E.ON SE (XETRA:EOAN.DE)’s sales fell by €13.0 billion to €56.3 billion in the first nine months of 2024. Energy Networks saw a sales increase, driven by higher network tariffs, while Energy Infrastructure Solutions’ sales declined due to reduced energy sales and lower heating prices. Adjusted EBITDA for Energy Networks remained stable, while Energy Infrastructure Solutions and Energy Retail both saw declines in earnings.

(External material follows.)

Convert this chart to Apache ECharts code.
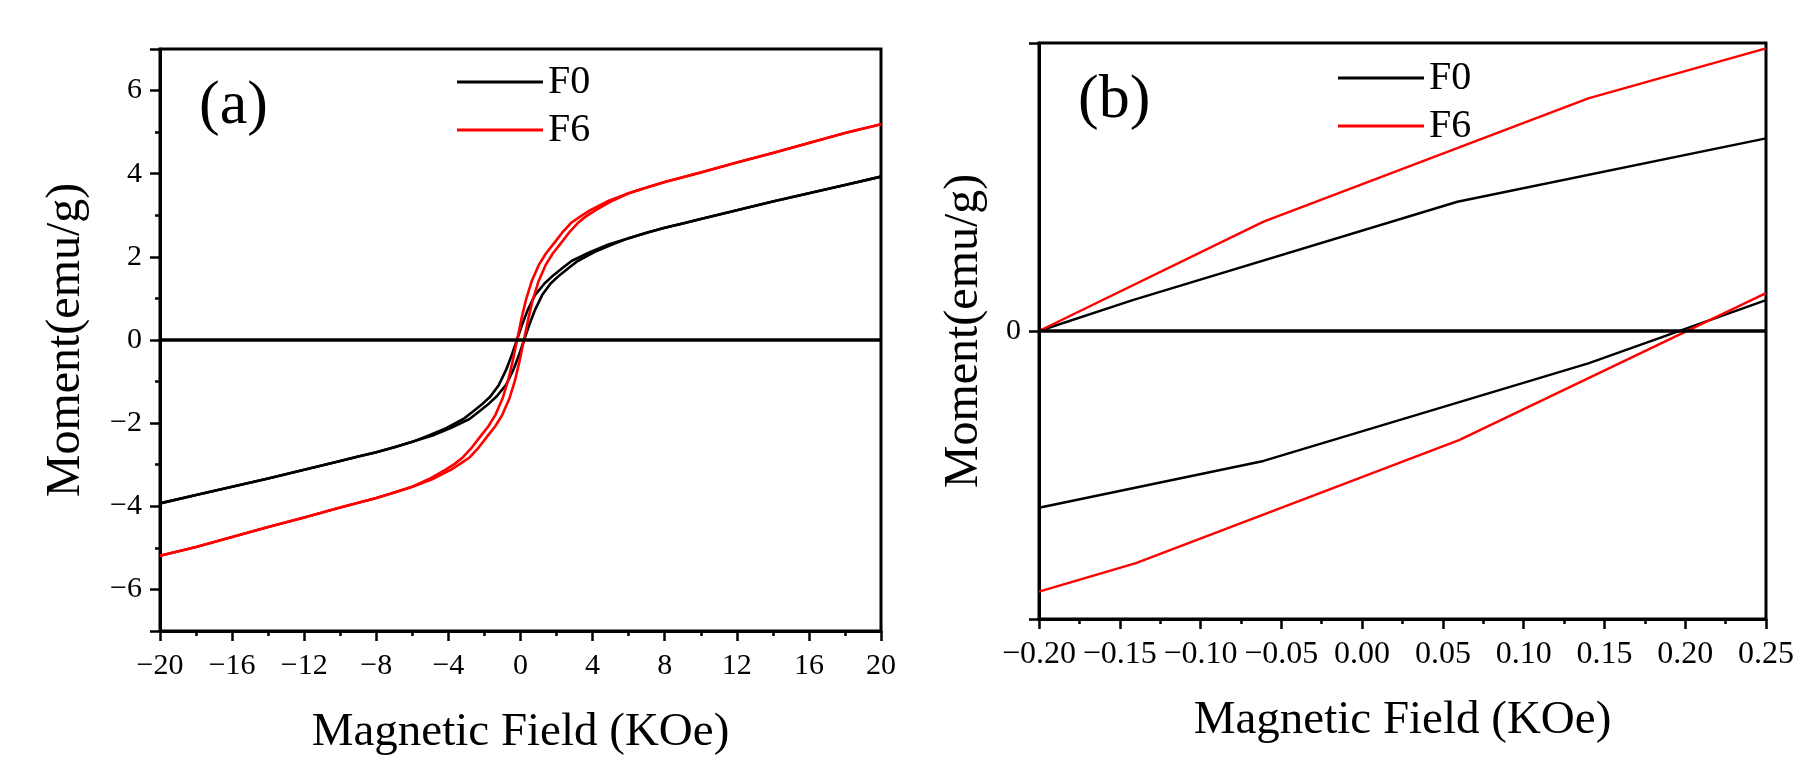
<!DOCTYPE html>
<html>
<head>
<meta charset="utf-8">
<script src="https://cdn.jsdelivr.net/npm/echarts@6/dist/echarts.min.js"></script>
<style>
  html, body { margin: 0; padding: 0; background: #fff; }
  #container { width: 1803px; height: 782px; }
</style>
</head>
<body>
<div id="container"></div>
<script>
// (a) full hysteresis loops, field in KOe, moment in emu/g
// descending branch (+20 -> -20) and ascending branch (-20 -> +20)
const f0DownField  = [20, 18, 16, 14, 12, 10, 9, 8, 7, 6, 4.88, 3.88, 2.83, 2.33, 1.83, 1.33, 0.8, 0.4, 0.1, -0.2,
                      -0.5, -0.8, -1.2, -1.67, -2.17, -2.67, -3.17, -4.12, -5.12, -6, -7, -8, -9, -10, -12, -14, -16, -18, -20];
const f0DownMoment = [3.93, 3.73, 3.53, 3.33, 3.12, 2.91, 2.80, 2.70, 2.58, 2.45, 2.30, 2.12, 1.90, 1.73, 1.56, 1.36, 1.08, 0.72, 0.38, 0,
                      -0.38, -0.72, -1.08, -1.36, -1.56, -1.73, -1.90, -2.12, -2.30, -2.45, -2.58, -2.70, -2.80, -2.91, -3.12, -3.33, -3.53, -3.73, -3.93];
const f0UpField    = [-20, -18, -16, -14, -12, -10, -9, -8, -7, -6, -4.88, -3.88, -2.83, -2.33, -1.83, -1.33, -0.8, -0.4, -0.1, 0.2,
                      0.5, 0.8, 1.2, 1.67, 2.17, 2.67, 3.17, 4.12, 5.12, 6, 7, 8, 9, 10, 12, 14, 16, 18, 20];
const f0UpMoment   = [-3.93, -3.73, -3.53, -3.33, -3.12, -2.91, -2.80, -2.70, -2.58, -2.45, -2.30, -2.12, -1.90, -1.73, -1.56, -1.36, -1.08, -0.72, -0.38, 0,
                      0.38, 0.72, 1.08, 1.36, 1.56, 1.73, 1.90, 2.12, 2.30, 2.45, 2.58, 2.70, 2.80, 2.91, 3.12, 3.33, 3.53, 3.73, 3.93];

const f6DownField  = [20, 18, 16, 14, 12, 10, 8, 7, 6, 4.9, 3.85, 3.35, 2.81, 2.31, 1.81, 1.41, 1.01, 0.61, 0.31, 0.06, -0.19,
                      -0.44, -0.69, -0.99, -1.39, -1.79, -2.19, -2.69, -3.19, -3.65, -4.15, -5.1, -6, -7, -8, -10, -12, -14, -16, -18, -20];
const f6DownMoment = [5.19, 4.98, 4.74, 4.50, 4.27, 4.03, 3.80, 3.67, 3.53, 3.35, 3.12, 2.98, 2.82, 2.58, 2.30, 2.08, 1.80, 1.40, 0.98, 0.52, 0,
                      -0.52, -0.98, -1.40, -1.80, -2.08, -2.30, -2.58, -2.82, -2.98, -3.12, -3.35, -3.53, -3.67, -3.80, -4.03, -4.27, -4.50, -4.74, -4.98, -5.19];
const f6UpField    = [-20, -18, -16, -14, -12, -10, -8, -7, -6, -4.9, -3.85, -3.35, -2.81, -2.31, -1.81, -1.41, -1.01, -0.61, -0.31, -0.06, 0.19,
                      0.44, 0.69, 0.99, 1.39, 1.79, 2.19, 2.69, 3.19, 3.65, 4.15, 5.1, 6, 7, 8, 10, 12, 14, 16, 18, 20];
const f6UpMoment   = [-5.19, -4.98, -4.74, -4.50, -4.27, -4.03, -3.80, -3.67, -3.53, -3.35, -3.12, -2.98, -2.82, -2.58, -2.30, -2.08, -1.80, -1.40, -0.98, -0.52, 0,
                      0.52, 0.98, 1.40, 1.80, 2.08, 2.30, 2.58, 2.82, 2.98, 3.12, 3.35, 3.53, 3.67, 3.80, 4.03, 4.27, 4.50, 4.74, 4.98, 5.19];

// (b) low-field detail
const bF0UpperField  = [0.25, 0.059, -0.142, -0.2];
const bF0UpperMoment = [0.535, 0.359, 0.086, 0];
const bF0LowerField  = [-0.2, -0.061, 0.14, 0.25];
const bF0LowerMoment = [-0.491, -0.361, -0.090, 0.086];
const bF6UpperField  = [0.25, 0.14, -0.061, -0.2];
const bF6UpperMoment = [0.785, 0.646, 0.304, 0];
const bF6LowerField  = [-0.2, -0.14, 0.06, 0.25];
const bF6LowerMoment = [-0.724, -0.645, -0.303, 0.105];

const seriesNames = ['F0', 'F6'];
const colors = { F0: '#000000', F6: '#ff0000' };

const FONT = "'Liberation Serif', 'Times New Roman', serif";
const minus = (s) => String(s).replace('-', '\u2212');

function pairs(xs, ys) {
    return xs.map((x, i) => [x, ys[i]]);
}

function lineSeries(name, idx, xs, ys) {
    return {
        name: name,
        type: 'line',
        xAxisIndex: idx,
        yAxisIndex: idx,
        data: pairs(xs, ys),
        symbol: 'none',
        clip: true,
        lineStyle: { color: colors[name], width: idx === 0 ? 2.6 : 2.4, join: 'round' },
        itemStyle: { color: colors[name] }
    };
}

const zeroLine = {
    silent: true,
    symbol: ['none', 'none'],
    label: { show: false },
    lineStyle: { color: '#000', width: 3.5, type: 'solid' },
    data: [{ yAxis: 0 }]
};

function baseX(idx, labelSize) {
    return {
        type: 'value',
        gridIndex: idx,
        name: 'Magnetic Field (KOe)',
        nameLocation: 'middle',
        nameGap: 78,
        nameTextStyle: { fontFamily: FONT, fontSize: 47, color: '#000' },
        axisLine: { onZero: false, lineStyle: { color: '#000', width: 3 } },
        axisTick: { inside: false, length: 10, lineStyle: { color: '#000', width: 2.5 } },
        minorTick: { show: true, splitNumber: 2, length: 5, lineStyle: { color: '#000', width: 2.5 } },
        splitLine: { show: false },
        axisLabel: { margin: 20, fontFamily: FONT, fontSize: labelSize, color: '#000' }
    };
}

function baseY(idx, gap) {
    return {
        type: 'value',
        gridIndex: idx,
        name: 'Moment(emu/g)',
        nameLocation: 'middle',
        nameGap: gap,
        nameRotate: 90,
        nameTextStyle: { fontFamily: FONT, fontSize: 48, color: '#000' },
        axisLine: { onZero: false, lineStyle: { color: '#000', width: 3 } },
        axisTick: { inside: false, length: 10, lineStyle: { color: '#000', width: 2.5 } },
        splitLine: { show: false },
        axisLabel: { margin: 18, fontFamily: FONT, fontSize: 30, color: '#000' }
    };
}

const xA = Object.assign(baseX(0, 30), { min: -20, max: 20, interval: 4 });
xA.axisLabel.formatter = (v) => minus(v);

const xB = Object.assign(baseX(1, 32), { min: -0.2, max: 0.25, interval: 0.05 });
xB.axisLabel.formatter = (v) => minus(Number(v).toFixed(2));

const yA = Object.assign(baseY(0, 70), {
    min: -7, max: 7, splitNumber: 7,
    minorTick: { show: true, splitNumber: 2, length: 5, lineStyle: { color: '#000', width: 2.5 } }
});
yA.axisLabel.formatter = (v) => (Math.round(v) % 2 === 0 ? minus(v) : '');

const yB = Object.assign(baseY(1, 51), { min: -0.8, max: 0.8, interval: 0.8 });
yB.axisLabel.formatter = (v) => (Math.abs(v) < 1e-9 ? '0' : '');

const series = [
    lineSeries('F0', 0, f0DownField, f0DownMoment),
    lineSeries('F0', 0, f0UpField, f0UpMoment),
    lineSeries('F6', 0, f6DownField, f6DownMoment),
    lineSeries('F6', 0, f6UpField, f6UpMoment),
    lineSeries('F0', 1, bF0UpperField, bF0UpperMoment),
    lineSeries('F0', 1, bF0LowerField, bF0LowerMoment),
    lineSeries('F6', 1, bF6UpperField, bF6UpperMoment),
    lineSeries('F6', 1, bF6LowerField, bF6LowerMoment)
];
series[0].markLine = zeroLine;
series[4].markLine = zeroLine;

function legendAt(left, top) {
    return {
        data: seriesNames.map((n) => ({ name: n, icon: 'rect', itemStyle: { color: colors[n] } })),
        orient: 'vertical',
        left: left,
        top: top,
        padding: 0,
        itemWidth: 86,
        itemHeight: 3,
        itemGap: 8,
        selectedMode: false,
        textStyle: { fontFamily: FONT, fontSize: 40, color: '#000', lineHeight: 40 }
    };
}

var dom = document.getElementById('container');
var myChart = echarts.init(dom, null, { renderer: 'canvas' });

var option = {
    animation: false,
    backgroundColor: '#ffffff',
    title: [
        { text: '(a)', left: 199, top: 76, padding: 0,
          textStyle: { fontFamily: FONT, fontSize: 62, fontWeight: 'normal', color: '#000' } },
        { text: '(b)', left: 1078, top: 70, padding: 0,
          textStyle: { fontFamily: FONT, fontSize: 62, fontWeight: 'normal', color: '#000' } }
    ],
    legend: [legendAt(457, 62), legendAt(1338, 58)],
    grid: [
        { left: 160, right: 922, top: 49, bottom: 151, show: true, borderColor: '#000', borderWidth: 3, backgroundColor: 'transparent' },
        { left: 1039, right: 37, top: 43, bottom: 163, show: true, borderColor: '#000', borderWidth: 3, backgroundColor: 'transparent' }
    ],
    xAxis: [xA, xB],
    yAxis: [yA, yB],
    series: series
};

myChart.setOption(option);
</script>
</body>
</html>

However, investments increased by 20% to €4.7 billion, focused on property and equipment. In the first nine months of 2024, E.ON SE (XETRA:EOAN.DE) invested over €4.7 billion, a 20% increase from the previous year, with plans to invest a total of €7.2 billion for the full year. Key investments included expanding and modernizing Energy Networks (€3.6 billion), improving customer service and e-mobility infrastructure in Energy Retail (€390 million), and increasing investments in Energy Infrastructure Solutions (€660 million), especially in battery storage and smart meters. E.ON SE (XETRA:EOAN.DE) also issued €4.8 billion in bonds, with green bonds covering 75% of its financing needs. The company plans to invest €42 billion in the energy transition by 2028, requiring regulatory improvements to ensure investment security.

E.ON SE (XETRA:EOAN.DE) approved a dividend of 53 cents per share for the 2023 financial year, marking a 4% increase from the previous year and the ninth consecutive dividend hike. CEO Leonhard Birnbaum reiterated the company’s goal of increasing the dividend by up to 5% annually through 2028, with plans to continue raising it beyond that. It is one of the best German dividend stocks to monitor.